The Gold Rush (1925)
In this ambitious comic adventure, Chaplin’s tramp travels through the frozen Yukon of the Alaskan gold rush, gets marooned in a cabin with two much stronger men, nearly starves to death, almost becomes dinner, and falls in love with a dancehall girl who scarcely knows he exists. Within this seemingly serious epic, you’ll find some of Chaplin’s funniest set pieces, including the Thanksgiving dinner of boiled shoe, the dance of the rolls, and my favorite: the fight over a rifle that always points at Charlie. Make sure to see the original version, not the shorter cut Chaplin released in 1942. Read my Blu-ray Review.
The Kid Brother (1927)
The picture that made me fall in love with silent movies! This rural comedy has several of the funniest, most brilliantly designed, and extended comedy sequences ever filmed. It also makes you deeply want Harold to succeed (Lloyd’s characters were always named Harold). No one thinks much about him, the youngest, smallest, and weakest member of an all-male, very macho family. No one seems to notice that Harold is the smartest person in town. He has built contraptions to help him with his chores. He regularly outwits the large bully next door. And when dangerous thugs rob the town, you know who’s going to save the day. Read my Blu-ray review.
The Last Laugh (1924)
If the clothes make the man, what happens to the man when he loses his uniform? Does it destroy his self-esteem? Or his esteem in the eyes of his friends and family? That’s exactly what happens in F.W. Murnau’s 1924 masterpiece, The Last Laugh, where an aging hotel doorman (Emil Jannings) must trade in his fancy uniform for a men’s room attendant’s plain coat. Read my Blu-ray review.
The Passion of Joan of Arc (1928)
One would assume that the courtroom drama isn’t the best genre for silent films. And yet, by concentrating on faces and the emotions they display, Carl Theodor Dreyer’s The Passion of Joan of Arc surpasses all but a few cinematic dramas, silent or otherwise. Based on transcripts from the Saint’s 15th century trial for heresy, Dreyer’s film is about people – not myths.
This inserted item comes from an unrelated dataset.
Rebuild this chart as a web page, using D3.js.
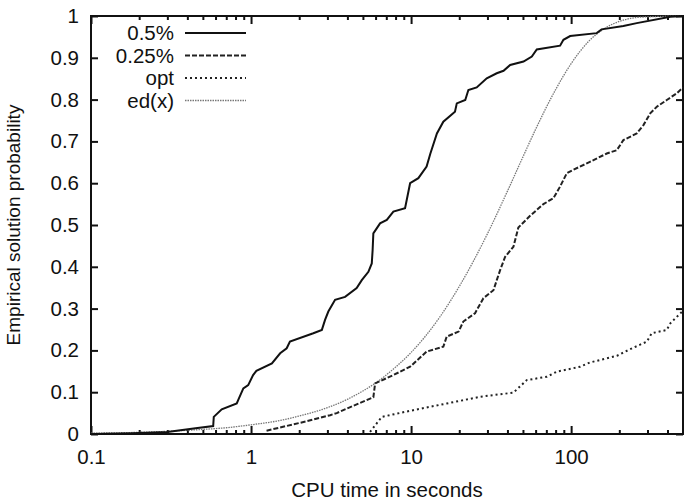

Renée Jeanne Falconetti plays Joan as an illiterate, terrified, 19-year-old peasant girl in way over her head. Read my larger appreciation.
Sunrise: A Song of Two Humans (1927)
A marriage sinks as low as it can get, then rises again to the joys of marital bliss in F. W. Murnau’s first American film (he gained fame directing in his native Germany). The story is as simple as a story can be, yet the beautiful, expressionistic sets, along with the camerawork by cinematographers Charles Rosher and Karl Struss, make this a magnificent work of expressionist art. Don’t expect realism, but something much more striking. Read my Blu-ray review.
The best way to watch a silent movie is in a theater, with live music. But streaming a silent movie at home is much better than no silent movies at all.